Inductance values in series and parallel combinations are computed just like resistances. L = L1+L2+L3 for inductances in series, and L = 1 / 1/L1+1/L2+1/L3 for inductances in parallel.
Referring to the illustration above, as the current increases through an inductor, the magnetic field also increases. At the moment that the current reaches its maximum, the rate of change drops to zero. As the current decreases toward zero, the magnetic field collapses inward to the conductor reaching a maximum positive or negative peak at the zero current point. Current leads applied voltage by 180º while induced back EMF lags current by 90º.

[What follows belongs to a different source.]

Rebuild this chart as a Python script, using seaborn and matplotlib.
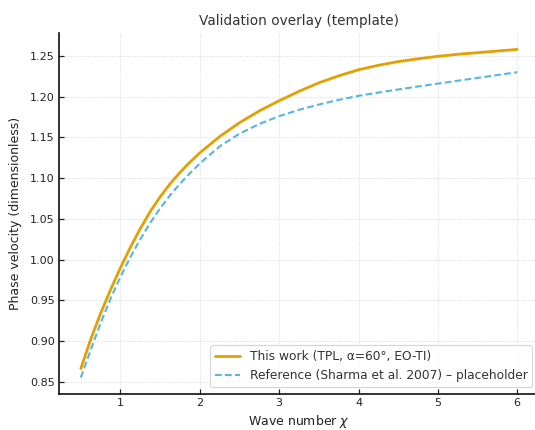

We have seen that DC flowing in an inductor has no dynamic effect, however AC does. As the current increases and decreases (let’s consider a steady state AC wave to begin with), the induced back EMF voltage resists the change. This resistance to change is called reactance. Inductive reactance, indicated by the symbol X, is a measure of how much the back EMF opposes the current change and is measured in ohms. A 1H inductor will have a specific reactance in a 60 Hz circuit while a 2H inductor will have twice as much reactance in the same circuit. Therefore, reactance is directly proportional to the inductance. The equation XL = 2πƒL where ƒ is the frequency in Hz, L is inductance in Henrys. 2πƒ is used so many times in electronics it has its own special symbol, ω. So, XL = ωL.
Reactance fits into Ohm’s Law equations just like R. So E = IXL, XL = E/I, I = E/XL. Additionally, inductive reactance in series or parallel circuits is computed just like resistance: XL: = XL1+XL2+XL3 for series circuits; XL = 1/1/XL1+1/XL2+1/XL3 for parallel inductances.
The illustration below shows E leading I in an inducative circuit while I leads E in a capacitive circuit. We can remember this difference with the nemonic “ELI the ICE man”. In all of the illustrations in the blog so far, we’ve had to represent the AC signal’s waveform as a steady state AC. In reality, that very rarely happens. Usually the AC signal is varying in amplitude . frequency, and phase at extremely high speeds making illustration impossible. For our purposes here, we are learning the basics, not trying to illustrate reality.
This next illustration shows an AC signal source along with a resistor (R), and an inductor (L). As we saw in the previous illustration, there are actually two voltages present in this circuit: (1) the applied signal voltage and (2) the back EMF voltage. The voltages are in different phase relationships with the applied current (since this is a series circuit, the current is the same through the components) – however, the applied voltage is 180º out of phase with the current while the back EMF is 90º out of phase with the applied current. Both voltages interact with the resistance. One voltage drop across the resistor is ER, the other voltage drop across the coil due to inductive reactance is EXL. For the purposes of this discussion, we will make the voltage drops equal, thus ER = EXL. So, here we have a vector phase diagram of a steady state AC signal (applied EMF) in a series L-R circuit with equal resistance and inductive reactance values. We see that the vector representing the inductive reactance is 90º behind the applied signal (the vertical vector) while the resistive vector is 90º ahead of the applied signal (the horizontal vector).
Why all of this attention to phase relationships? We will see how resistors, capacitors, and inductors are combined into circuits that perform a variety of critical functions such as: timing, oscillators, tuned circuits, and filters in later sections. Without those circuit elements, radio transmission, reception, television, telephone, and computing circuits would not be possible.